At a September reusability forum hosted by Loop, the World Economic Forum and the World Wildlife Fund, Kate Daly of the think tank Closed Loop Partners pitched an even bigger idea: cities could someday put reusable container dropoff stations on the street, as they currently do with trash and recycling bins. There are obviously logistical challenges around collecting, sorting and returning reusable packages from multiple makers, but Daly said this kind of widespread adoption is crucial for the concept to ever make a significant impact. “You want to have every citizen within a city have access to this new system,” she said.

But are the payoffs really worth the logistical headaches? Though packaging is perhaps the aspect of consumer goods that is most visibly wasteful, “It’s often the product itself that is more environmentally intensive than the package,” Miller says, when you factor in the water, materials and energy required to grow, make and ship it. For the average food product, she says, packaging accounts for only about 10% of its total environmental burden—so while it makes sense for companies to experiment with reusable packaging, it’s also something of a baby step on the path to actual eco-friendliness.

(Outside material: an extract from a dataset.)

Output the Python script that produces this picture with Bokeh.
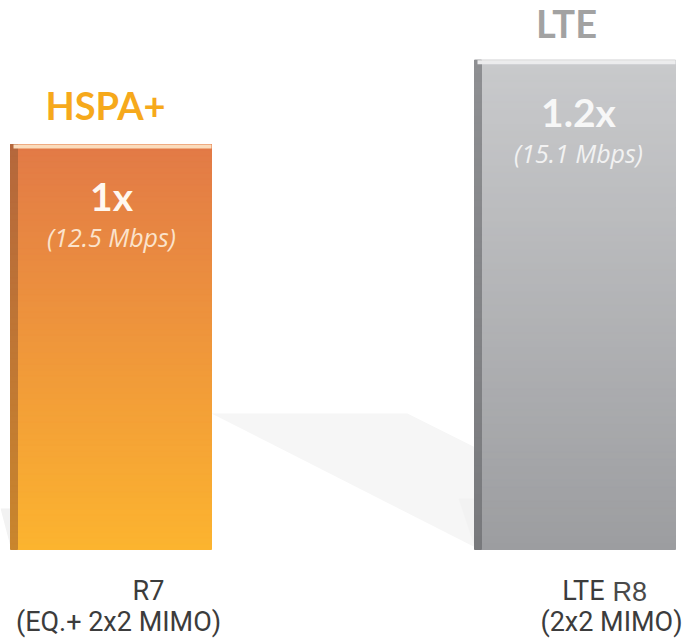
from bokeh.plotting import figure
from bokeh.models import Range1d
from bokeh.core.properties import value
from bokeh.embed import file_html
from bokeh.resources import INLINE

# ---- data ----
techs = ["HSPA+", "LTE"]
mbps = [12.5, 15.1]
ratio_labels = ["1x", "1.2x"]
rate_labels = ["(12.5 Mbps)", "(15.1 Mbps)"]
release_line1 = ["R7", "LTE R8"]
release_line2 = ["(EQ.+ 2x2 MIMO)", "(2x2 MIMO)"]

# ---- layout (pixels) ----
W, H = 685, 641
BASE_PX = 549          # pixel row of the bar bottoms
PX_PER_UNIT = 32.4     # pixels per Mbps
BAR_LEFT = [10, 474]
BAR_W = 201

def yd(px):
    """pixel row -> data value"""
    return (BASE_PX - px) / PX_PER_UNIT

p = figure(width=W, height=H, output_backend="svg", toolbar_location=None,
           x_axis_location=None, y_axis_location=None, min_border=0,
           x_range=Range1d(0, W), y_range=Range1d(yd(H), yd(0)))
p.outline_line_color = None
p.xgrid.grid_line_color = None
p.ygrid.grid_line_color = None
p.background_fill_color = "white"
p.border_fill_color = "white"

def hexc(c):
    return tuple(int(c[i:i + 2], 16) for i in (1, 3, 5))

def lerp(c1, c2, t):
    a, b = hexc(c1), hexc(c2)
    return "#%02x%02x%02x" % tuple(int(round(a[k] + (b[k] - a[k]) * t)) for k in range(3))

def txt(x, ypx, s, font, size, color, style="normal", align="center"):
    # compensate for where the renderer puts the alphabetic baseline
    p.text(x=[x], y=[yd(ypx - 0.37 * size)], text=[s],
           text_font=value(font), text_font_style=style, text_font_size="%dpx" % size,
           text_color=color, text_align=align, text_baseline="alphabetic")

# floor shadow between the bars
p.patch(x=[211, 407, 475, 475], y=[yd(413), yd(413), yd(447), yd(547)],
        fill_color="#f6f6f6", line_color=None)
# soft shadows left of bars
p.patch(x=[0, 10, 10], y=[yd(508), yd(508), yd(546)], fill_color="#f2f2f2", line_color=None)
p.patch(x=[458, 474, 474], y=[yd(498), yd(498), yd(546)], fill_color="#f2f2f2", line_color=None)

grad = [("#e27a47", "#fcb42f"), ("#c9cacc", "#9c9da0")]
bevel = [("#b5673c", "#c9862d"), ("#8e8f92", "#78797c")]
top_strip = ["#fbdcbc", "#ececed"]
N = 70
for i, v in enumerate(mbps):
    x0 = BAR_LEFT[i]
    x1 = x0 + BAR_W
    bots, tops, cols, bcols = [], [], [], []
    step = v / N
    for k in range(N):
        frac = 1 - (k + 0.5) / N  # 0 at top, 1 at bottom
        bots.append(step * k)
        tops.append(min(v, step * (k + 2)))
        cols.append(lerp(grad[i][0], grad[i][1], frac))
        bcols.append(lerp(bevel[i][0], bevel[i][1], frac))
    p.quad(left=[x0 + 7] * N, right=[x1] * N, bottom=bots, top=tops,
           fill_color=cols, line_color=cols, line_width=1)
    p.quad(left=[x0] * N, right=[x0 + 7] * N, bottom=bots, top=tops,
           fill_color=bcols, line_color=bcols, line_width=1)
    # top bevel
    p.quad(left=[x0 + 3], right=[x1], bottom=[v - 4 / PX_PER_UNIT], top=[v],
           fill_color=top_strip[i], line_color=None)

# titles above bars
title_colors = ["#f6a91b", "#a2a2a2"]
title_x = [105, 566]
title_gap = [25, 23]
for i, v in enumerate(mbps):
    top_px = BASE_PX - v * PX_PER_UNIT
    txt(title_x[i], top_px - title_gap[i], techs[i], "Lato", 38, title_colors[i], "bold")

# labels inside bars
inner_x = [111, 578]
ratio_colors = ["#fff8f0", "#f7f7f7"]
rate_colors = ["#fbe3cc", "#f2f2f2"]
for i, v in enumerate(mbps):
    top_px = BASE_PX - v * PX_PER_UNIT
    txt(inner_x[i], top_px + 66, ratio_labels[i], "Lato", 39, ratio_colors[i], "bold")
    txt(inner_x[i], top_px + 102, rate_labels[i], "Open Sans", 25, rate_colors[i], "italic")

# release labels below
txt(148, 600, release_line1[0], "Roboto", 27, "#3c3c3c")
txt(118, 631, release_line2[0], "Roboto", 27, "#3c3c3c")
first, second = release_line1[1].split(" ")
txt(604, 600, first, "Roboto", 27, "#3c3c3c", align="right")
txt(612, 601, second, "Liberation Sans", 27, "#4a4a4a", align="left")
txt(611, 631, release_line2[1], "Roboto", 27, "#3c3c3c")

open("out.html", "w").write(file_html(p, INLINE))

In other words, reusing a bottle is great, but it doesn’t counteract the water and energy required to make and transport the thing in that bottle. As long as we want a fridge full of sodas and a bathroom full of shampoos, there will be environmental prices to pay. Packaging is just the tax on top.

Correction, Sept. 29

The original version of this story misstated the nature of Target’s refillable packaging program. While it sells select products in refillable packaging, customers cannot refill them in stores.